The Department of Trade, Industry and Competition (DTIC) and the National Consumer Commission (NCC) have warned foreign online shopping platforms, such as Temu, that they must comply with South African laws or face potential action.

This comes after the Minister of Trade, Industry and Competition was asked in a parliamentary Q&A whether his department was aware that Temu had been promoting “local warehouses” in South Africa, even though it doesn’t actually own or operate any. 

The minister confirmed that the department is aware of these claims and that the NCC is watching the company’s activities closely.

Temu, a fast-growing online retailer that ships goods directly from China, announced in July that it had launched a “local warehouse” in South Africa. 

It said this would allow for faster deliveries, sometimes in less than two days. Items stored locally are marked as “local” or “local warehouse” on the platform.

However, Temu has since clarified that it does not run any warehouses itself. Instead, it uses third-party logistics companies to store and deliver goods in South Africa. 

“Under the local fulfilment model, sellers store inventory in local warehouses, manage logistics, and provide after-sales support,” Temu explained. 

“As Temu continues to enhance its fulfilment capabilities, South African shoppers can expect faster delivery directly from local warehouses to their doorstep.”

The NCC has taken note of Temu’s claims and said it will be monitoring the company’s operations and their impact on South Africa’s retail sector. 

“The operations of Temu in the country have to comply with all relevant legislation, including the Consumer Protection Act,” the minister said.

He added that Temu, like any other company selling to South Africans, must ensure that its advertising and marketing follow local laws and do not mislead consumers.

The NCC has made e-commerce a key focus in its 2025–2030 strategy. It plans to conduct a detailed review of the South African online shopping market during the 2025/2026 financial year to identify areas that may require further investigation.
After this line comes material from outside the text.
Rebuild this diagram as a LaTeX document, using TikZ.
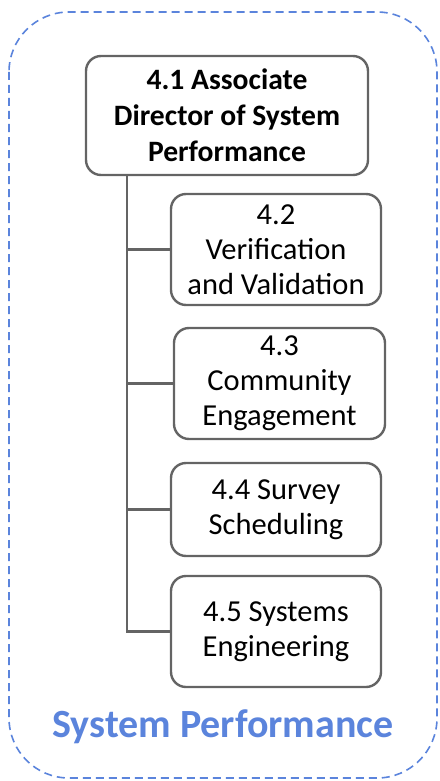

Chinese retailers have already had a major impact

Although there have been no official complaints against Temu in South Africa yet, the NCC is aware of concerns raised in other countries about misleading advertising, poor product quality, and unsafe goods. 

“These are some of the practices that the scoping of the e-commerce market seeks to understand, and to particularly assess if South African consumers are affected,” the minister said. 

Once it gathers more data, the NCC will decide whether to open a formal investigation. The DTIC is also developing a broader plan to regulate online shopping more effectively.

The goal is to make sure the market remains fair, transparent, and competitive—while protecting local businesses and consumers. 

The department is looking at ways to modernise and align the Consumer Protection Act and Competition Act with new digital trends.

This could include updating regulations to better reflect how e-commerce platforms operate and to give local small and medium-sized businesses a fair chance to compete. 

“The department is considering measures to strengthen and align the CPA with the e-commerce ecosystem,” the minister said.

Despite these warnings, experts believe that platforms like Temu and Shein will continue to attract South African shoppers. 

A report from the Localisation Support Fund found that the two Chinese retailers have already had a major impact, costing the local clothing and textile industry an estimated 8,000 jobs.

While Takealot remains the country’s most popular online store, used by about 32% of shoppers, Temu and Shein have gained significant ground, with around 15% of online consumers using them in 2024.

E-commerce expert Andy Higgins, founder and CEO of Bob Group, said that while new import duties have reduced the price advantage of Chinese platforms, they remain highly competitive. 

“The recent SARS changes have narrowed the gap, but even with import duties, many Chinese platforms still offer strong value compared to local retailers,” Higgins said.

He added that although higher duties have slowed growth slightly, Temu and Shein’s scale and pricing continue to appeal to cost-conscious South Africans. “These platforms are here to stay, albeit in a more competitive and regulated environment,” he said.